The replacement of “you” with “u,” however, I do not interpret as laziness, or as personal preference winning out, but as a form of ironical love language. At some point over the narrative span of this corpus, using “u” was introduced as a joke, because both of us were irked by people texting w/o putting any effort in2 their txts bc it makes it rly hard 2 read n doesnt even save u any time 2 write this way? And then it turned out it maybe does save a tiny bit of time to write “u” instead of “you,” and more importantly “u” began to mean something different in the context of our conversations. Every “u” was not just a shortcut or joke, but had, with humorous origins, entered our shared vocabulary as a now-legitimate convention of our communal language. Language formation in progress! “Ur” for “you’re” follows the same pattern.
With more time, I would like to evaluate language from each author in this corpus. It is co-written (52% from me, 48% to me) and each word is directly traceable back to one author. Do we write the same? Differently? Adopt the same conventions over time? My guess is that our language use converges over time, but I didn’t have time to answer that question for this project.

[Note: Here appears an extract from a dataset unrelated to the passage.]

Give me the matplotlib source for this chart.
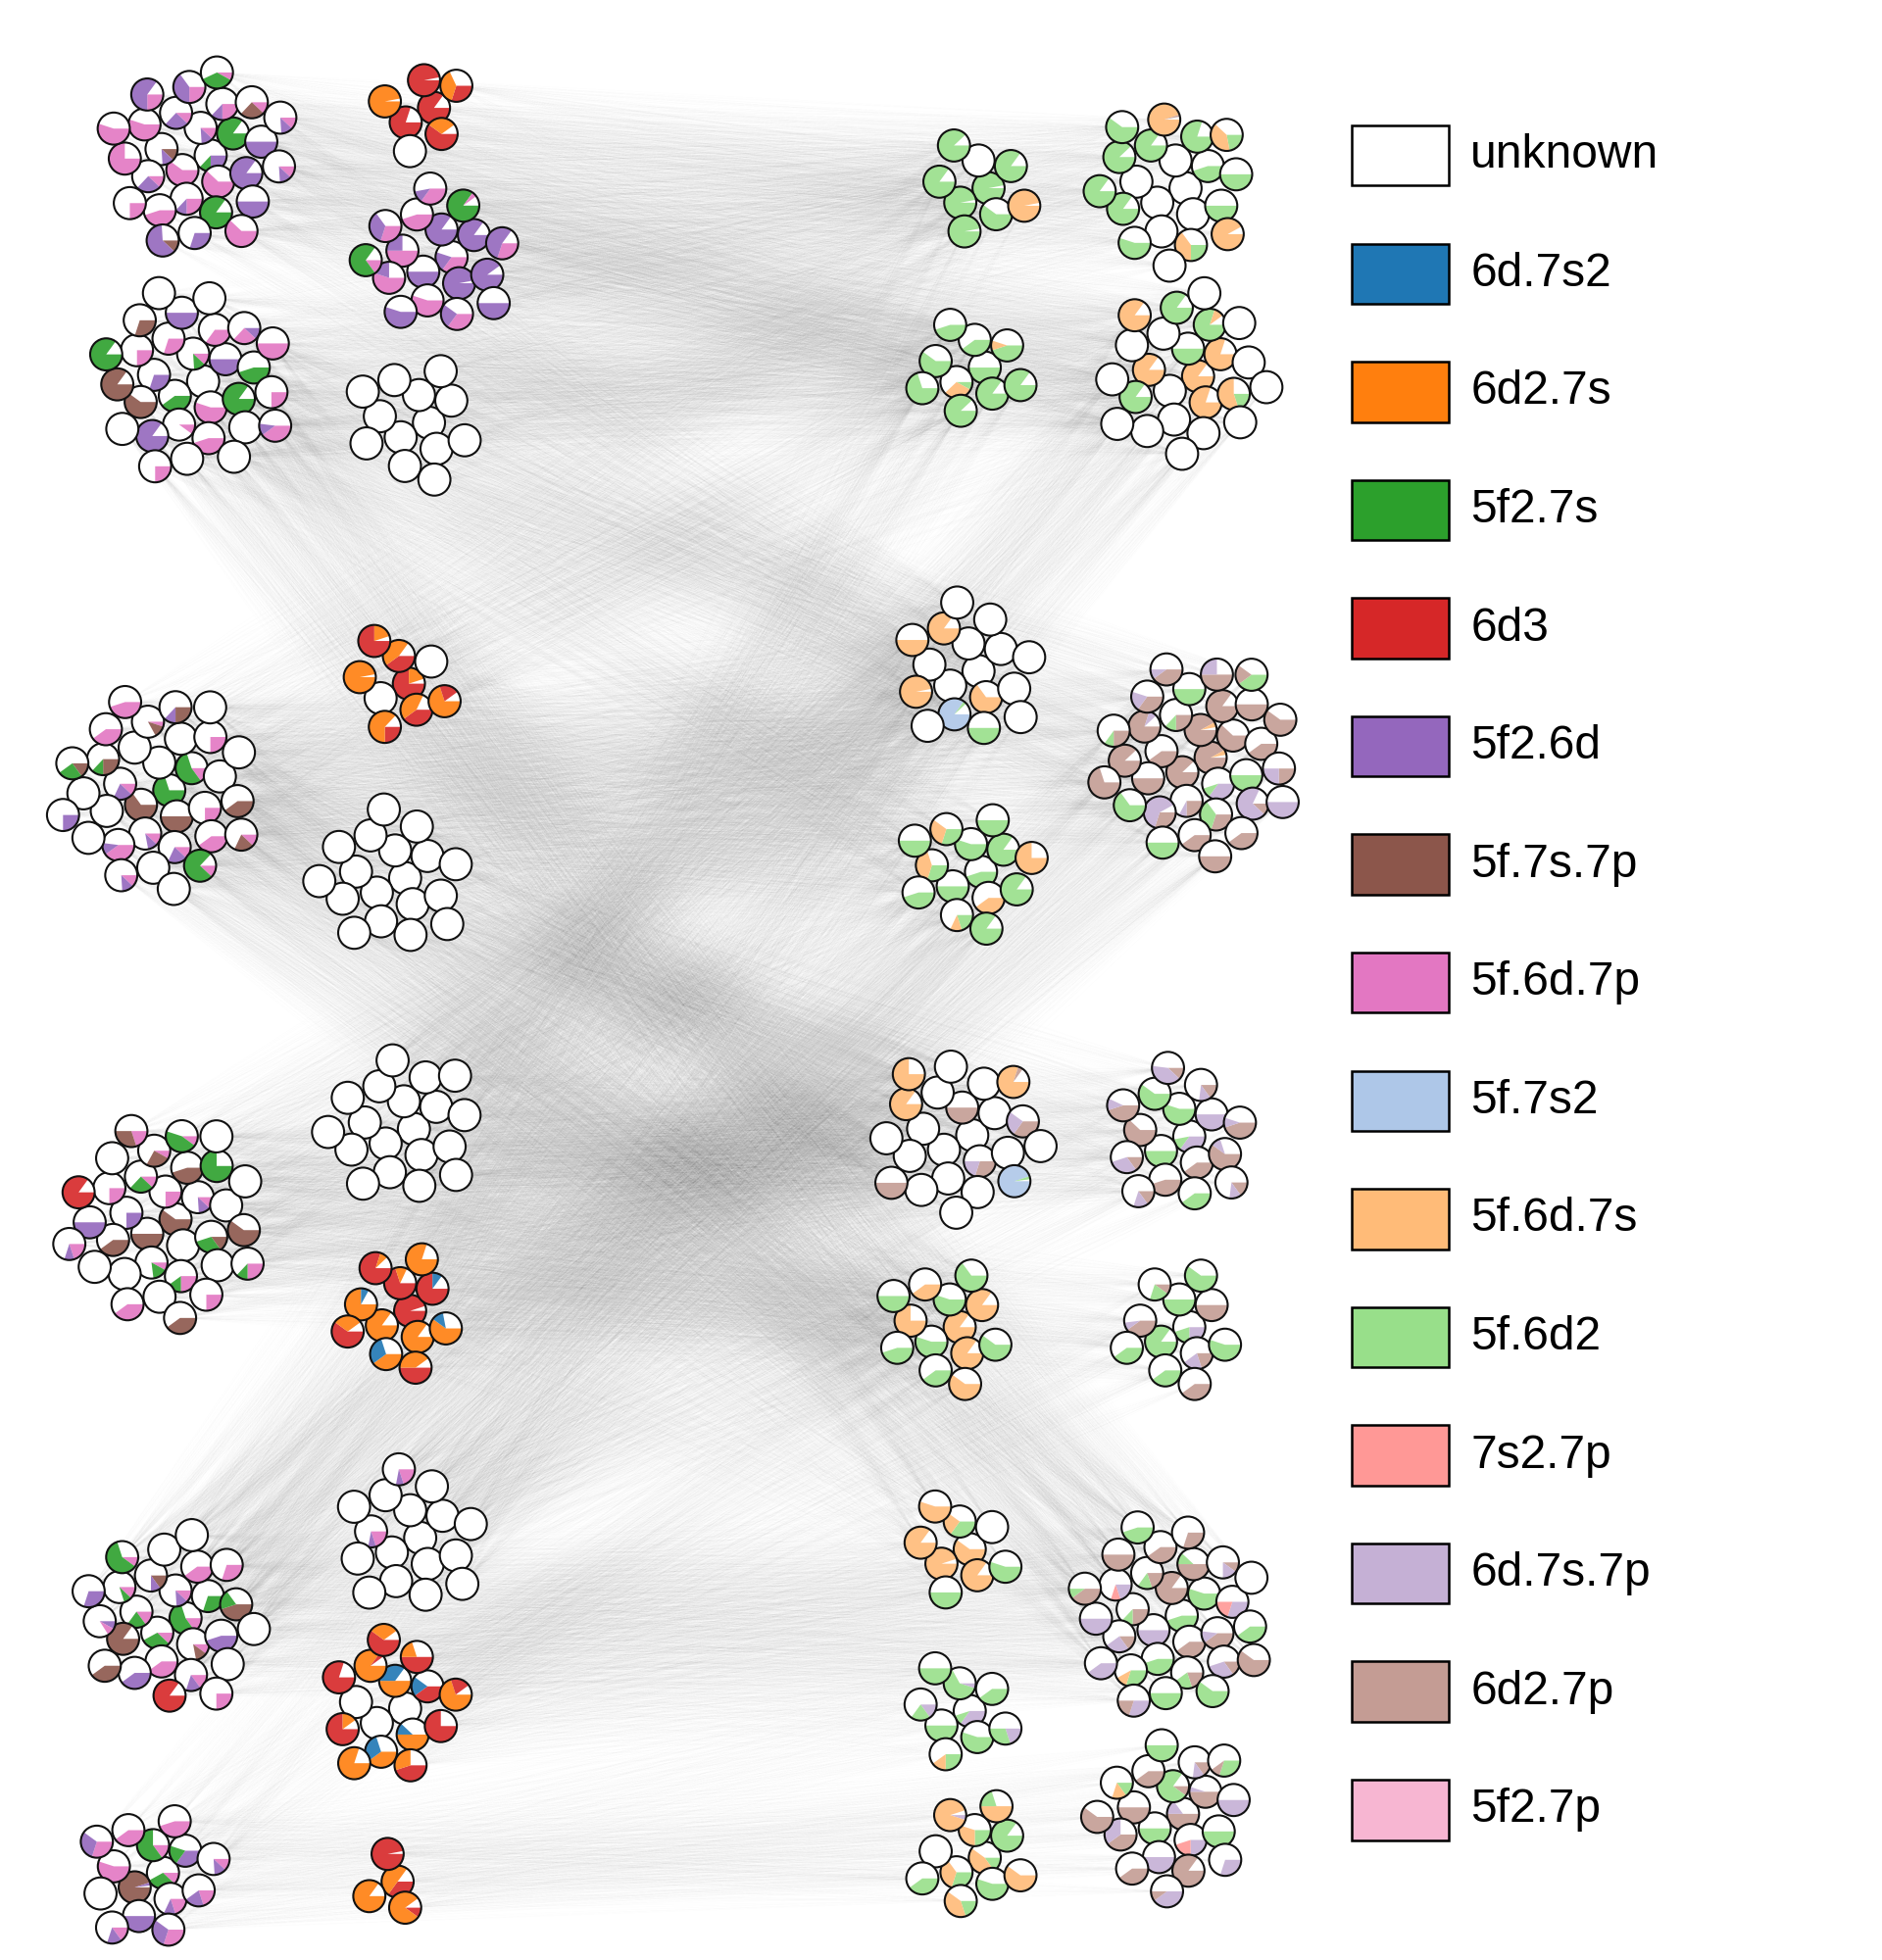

I began this text analysis feeling pretty disappointed with the data. But through the process of assigning meaning to some of the patterns I noticed, I have come to appreciate the data more. I also admit to myself that once I had the thought that text messaging– writing tiny updates about ourselves to others– is a modern epistolary form, I perhaps subconsciously expected it to follow in the footsteps of Evelina… which is an obviously ridiculous comparison to draw. Or for it to evoke to some extent the letters written between my grandparents and great-grandparents, which is a slightly less ridiculous expectation but one that was still by no means lived up to. Composing a letter is a world away from composing a text message. Editing vs. impulse. Text messages are “big data” in a way that letters will never be, regardless of the volume of a corpus.
Would it be fascinating or incredibly tedious to read through your grandparents’ text conversations? Probably a bit of both, satisfying in some ways and completely insufficient in others. It’s not a question that we can answer now, but let’s check again in fifty years.